• **Data block**:
————————
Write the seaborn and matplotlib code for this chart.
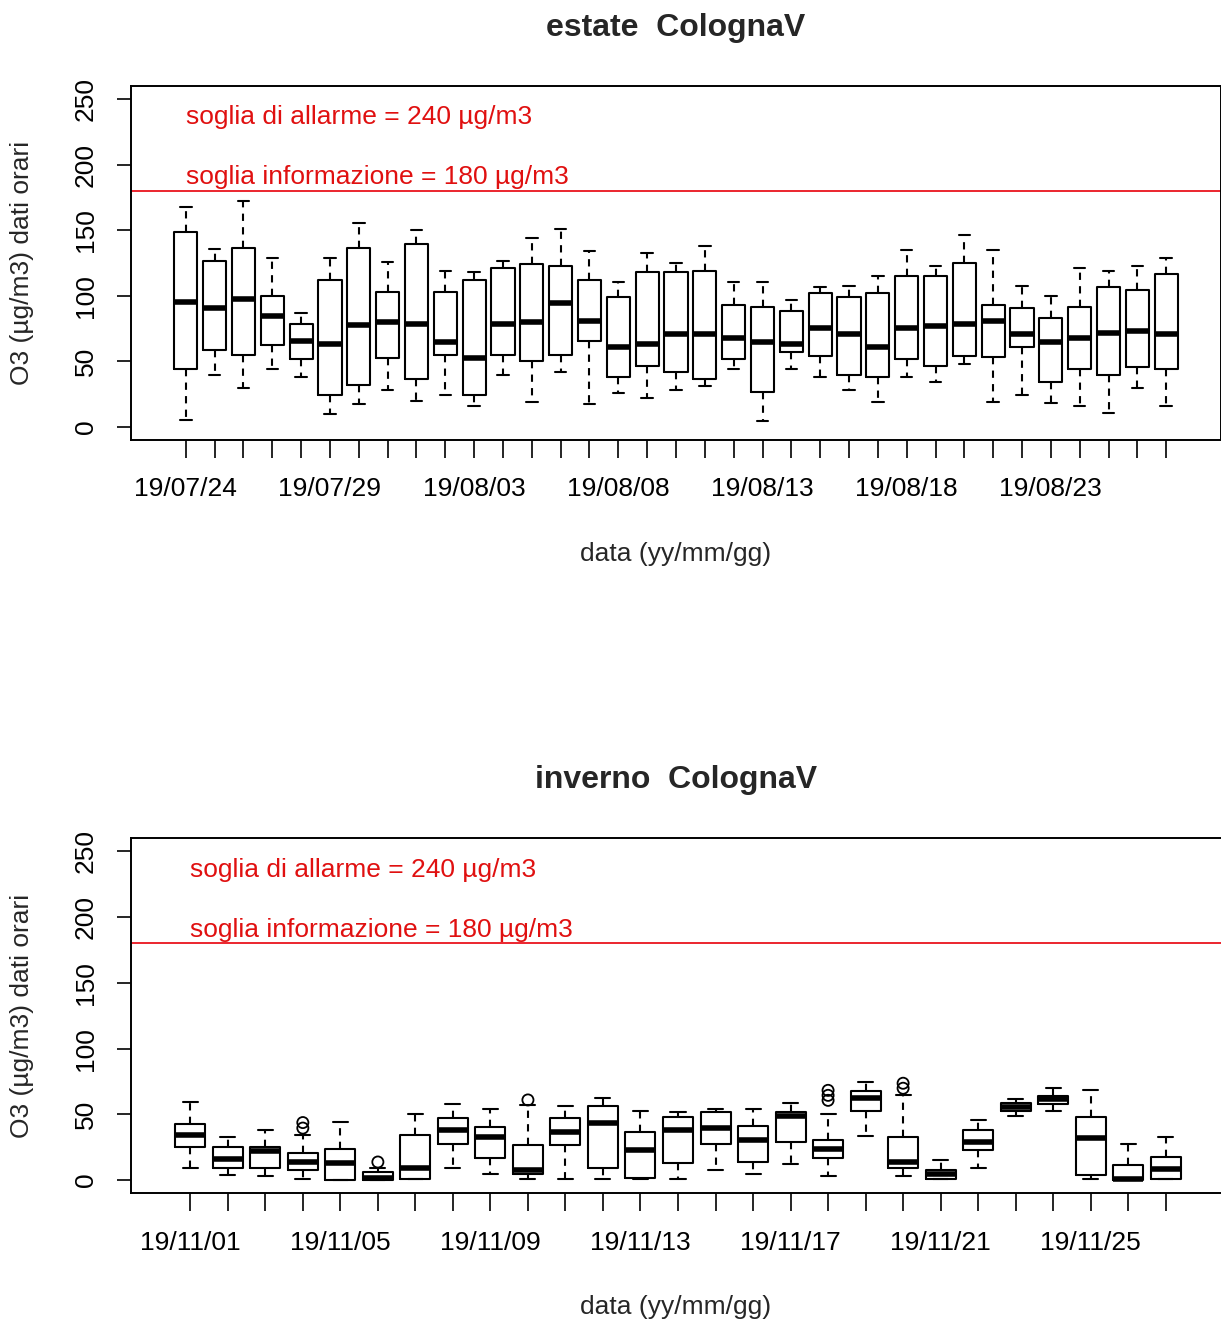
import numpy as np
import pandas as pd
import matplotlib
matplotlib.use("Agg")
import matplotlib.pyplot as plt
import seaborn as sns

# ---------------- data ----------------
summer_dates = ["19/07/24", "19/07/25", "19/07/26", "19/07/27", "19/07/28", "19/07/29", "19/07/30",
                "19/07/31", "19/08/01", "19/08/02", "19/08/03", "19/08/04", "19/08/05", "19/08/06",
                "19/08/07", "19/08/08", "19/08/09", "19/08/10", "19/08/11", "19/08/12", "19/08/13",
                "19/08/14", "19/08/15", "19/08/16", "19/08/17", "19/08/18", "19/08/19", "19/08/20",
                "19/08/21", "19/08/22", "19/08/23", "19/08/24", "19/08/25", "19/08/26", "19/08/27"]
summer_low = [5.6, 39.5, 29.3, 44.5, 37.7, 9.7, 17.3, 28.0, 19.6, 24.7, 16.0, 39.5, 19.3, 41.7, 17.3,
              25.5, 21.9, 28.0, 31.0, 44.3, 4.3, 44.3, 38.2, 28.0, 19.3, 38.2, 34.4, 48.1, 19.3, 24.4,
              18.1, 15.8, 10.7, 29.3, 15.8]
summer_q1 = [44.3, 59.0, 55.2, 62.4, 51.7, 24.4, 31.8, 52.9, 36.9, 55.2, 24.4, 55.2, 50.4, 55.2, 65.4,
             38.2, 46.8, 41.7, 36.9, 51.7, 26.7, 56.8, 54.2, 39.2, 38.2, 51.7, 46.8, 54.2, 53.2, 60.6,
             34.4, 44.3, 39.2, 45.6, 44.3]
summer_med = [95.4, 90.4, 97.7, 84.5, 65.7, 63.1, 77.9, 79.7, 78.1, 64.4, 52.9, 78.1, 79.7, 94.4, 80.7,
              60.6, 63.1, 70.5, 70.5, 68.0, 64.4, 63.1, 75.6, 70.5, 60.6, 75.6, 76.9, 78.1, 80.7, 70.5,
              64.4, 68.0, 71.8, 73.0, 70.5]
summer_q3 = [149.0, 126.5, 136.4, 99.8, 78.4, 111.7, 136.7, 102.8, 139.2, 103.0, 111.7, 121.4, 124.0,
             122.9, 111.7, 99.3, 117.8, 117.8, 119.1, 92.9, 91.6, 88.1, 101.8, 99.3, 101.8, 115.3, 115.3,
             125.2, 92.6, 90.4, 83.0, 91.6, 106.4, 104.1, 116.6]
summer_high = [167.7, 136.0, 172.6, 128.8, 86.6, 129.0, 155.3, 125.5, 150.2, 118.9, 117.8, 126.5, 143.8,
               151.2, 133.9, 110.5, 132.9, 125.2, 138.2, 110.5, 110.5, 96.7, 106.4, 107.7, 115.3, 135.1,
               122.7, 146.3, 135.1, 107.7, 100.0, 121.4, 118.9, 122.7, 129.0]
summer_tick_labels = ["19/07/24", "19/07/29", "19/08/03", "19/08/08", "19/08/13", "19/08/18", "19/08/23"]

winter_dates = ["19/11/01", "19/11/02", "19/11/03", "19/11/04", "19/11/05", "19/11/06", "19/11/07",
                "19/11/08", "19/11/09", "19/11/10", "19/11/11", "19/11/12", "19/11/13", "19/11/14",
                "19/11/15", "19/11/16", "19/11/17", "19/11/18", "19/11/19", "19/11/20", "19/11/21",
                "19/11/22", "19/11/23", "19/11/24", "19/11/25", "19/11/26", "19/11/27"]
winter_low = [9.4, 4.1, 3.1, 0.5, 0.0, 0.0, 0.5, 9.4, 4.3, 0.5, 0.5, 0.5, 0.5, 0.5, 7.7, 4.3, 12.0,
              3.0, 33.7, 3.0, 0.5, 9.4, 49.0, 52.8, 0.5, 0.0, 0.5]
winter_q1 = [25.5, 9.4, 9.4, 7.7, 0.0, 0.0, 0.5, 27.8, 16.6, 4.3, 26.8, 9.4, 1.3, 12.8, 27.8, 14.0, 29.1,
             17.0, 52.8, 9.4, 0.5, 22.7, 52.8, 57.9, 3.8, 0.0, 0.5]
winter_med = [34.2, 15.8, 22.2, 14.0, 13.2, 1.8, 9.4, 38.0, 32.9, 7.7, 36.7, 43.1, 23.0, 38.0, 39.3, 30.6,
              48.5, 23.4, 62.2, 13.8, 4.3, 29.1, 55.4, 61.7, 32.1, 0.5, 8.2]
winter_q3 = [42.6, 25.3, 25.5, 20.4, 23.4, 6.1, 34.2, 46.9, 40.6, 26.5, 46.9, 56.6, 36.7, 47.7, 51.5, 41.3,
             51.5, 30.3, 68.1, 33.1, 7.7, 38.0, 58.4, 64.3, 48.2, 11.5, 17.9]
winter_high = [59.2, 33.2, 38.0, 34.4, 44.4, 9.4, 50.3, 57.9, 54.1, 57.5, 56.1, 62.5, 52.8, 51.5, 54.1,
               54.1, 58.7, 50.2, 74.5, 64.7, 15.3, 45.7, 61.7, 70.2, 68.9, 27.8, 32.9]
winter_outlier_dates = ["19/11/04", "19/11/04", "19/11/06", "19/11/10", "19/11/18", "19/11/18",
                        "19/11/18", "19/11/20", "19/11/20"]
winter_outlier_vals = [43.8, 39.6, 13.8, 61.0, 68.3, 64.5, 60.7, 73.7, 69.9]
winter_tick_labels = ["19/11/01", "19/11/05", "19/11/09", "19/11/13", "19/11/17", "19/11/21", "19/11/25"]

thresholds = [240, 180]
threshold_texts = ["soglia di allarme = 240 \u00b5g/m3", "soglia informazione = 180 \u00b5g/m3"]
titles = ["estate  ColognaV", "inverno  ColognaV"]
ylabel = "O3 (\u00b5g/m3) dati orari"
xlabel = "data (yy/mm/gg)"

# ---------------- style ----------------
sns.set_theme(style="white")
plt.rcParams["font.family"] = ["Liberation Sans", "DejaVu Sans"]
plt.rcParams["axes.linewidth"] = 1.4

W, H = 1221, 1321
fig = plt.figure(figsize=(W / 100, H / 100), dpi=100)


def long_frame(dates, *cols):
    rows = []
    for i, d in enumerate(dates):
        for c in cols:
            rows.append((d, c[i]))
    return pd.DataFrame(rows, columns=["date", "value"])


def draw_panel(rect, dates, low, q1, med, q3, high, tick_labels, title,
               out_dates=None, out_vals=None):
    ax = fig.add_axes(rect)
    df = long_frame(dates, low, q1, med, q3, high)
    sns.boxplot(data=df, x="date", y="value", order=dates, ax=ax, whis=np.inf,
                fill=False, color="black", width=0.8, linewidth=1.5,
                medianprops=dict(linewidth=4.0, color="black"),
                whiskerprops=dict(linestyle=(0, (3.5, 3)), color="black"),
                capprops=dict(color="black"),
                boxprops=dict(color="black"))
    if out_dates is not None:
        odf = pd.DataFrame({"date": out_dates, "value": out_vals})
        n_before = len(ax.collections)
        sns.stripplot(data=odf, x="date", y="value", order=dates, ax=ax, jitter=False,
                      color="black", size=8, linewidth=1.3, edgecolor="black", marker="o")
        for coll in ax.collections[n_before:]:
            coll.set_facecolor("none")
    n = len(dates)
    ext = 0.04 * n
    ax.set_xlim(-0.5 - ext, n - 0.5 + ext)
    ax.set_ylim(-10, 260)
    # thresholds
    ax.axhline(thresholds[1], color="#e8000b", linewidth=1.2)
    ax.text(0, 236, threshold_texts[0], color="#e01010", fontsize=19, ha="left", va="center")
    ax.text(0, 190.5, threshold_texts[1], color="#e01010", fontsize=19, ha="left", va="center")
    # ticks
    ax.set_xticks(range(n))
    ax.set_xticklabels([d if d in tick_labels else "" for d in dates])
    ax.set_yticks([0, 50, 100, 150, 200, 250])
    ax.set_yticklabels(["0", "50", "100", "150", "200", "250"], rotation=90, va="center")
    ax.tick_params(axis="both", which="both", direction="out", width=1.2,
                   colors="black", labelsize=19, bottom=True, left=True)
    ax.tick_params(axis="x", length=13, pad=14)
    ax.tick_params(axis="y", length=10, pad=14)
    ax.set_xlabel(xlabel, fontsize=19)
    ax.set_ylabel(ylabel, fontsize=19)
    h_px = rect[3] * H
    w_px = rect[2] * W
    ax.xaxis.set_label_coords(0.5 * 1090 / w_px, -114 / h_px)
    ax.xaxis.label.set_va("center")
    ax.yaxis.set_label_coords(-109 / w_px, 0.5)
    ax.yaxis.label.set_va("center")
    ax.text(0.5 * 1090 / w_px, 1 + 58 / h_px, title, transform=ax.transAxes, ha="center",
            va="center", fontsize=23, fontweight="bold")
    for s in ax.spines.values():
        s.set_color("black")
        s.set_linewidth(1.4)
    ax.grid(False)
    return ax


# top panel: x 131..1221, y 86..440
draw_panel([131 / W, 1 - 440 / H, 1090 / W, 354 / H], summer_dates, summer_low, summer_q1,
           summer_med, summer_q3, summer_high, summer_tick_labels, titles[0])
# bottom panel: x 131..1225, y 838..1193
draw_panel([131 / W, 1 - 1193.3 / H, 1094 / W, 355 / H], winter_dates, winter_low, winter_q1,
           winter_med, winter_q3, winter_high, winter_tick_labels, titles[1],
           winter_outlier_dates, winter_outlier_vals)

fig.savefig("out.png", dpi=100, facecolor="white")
————————
From the first line above to the line containing "import seaborn as sns", repeat each line exactly. Pictures stay out.

Write the seaborn and matplotlib code for this chart.
import numpy as np
import pandas as pd
import matplotlib
matplotlib.use("Agg")
import matplotlib.pyplot as plt
import seaborn as sns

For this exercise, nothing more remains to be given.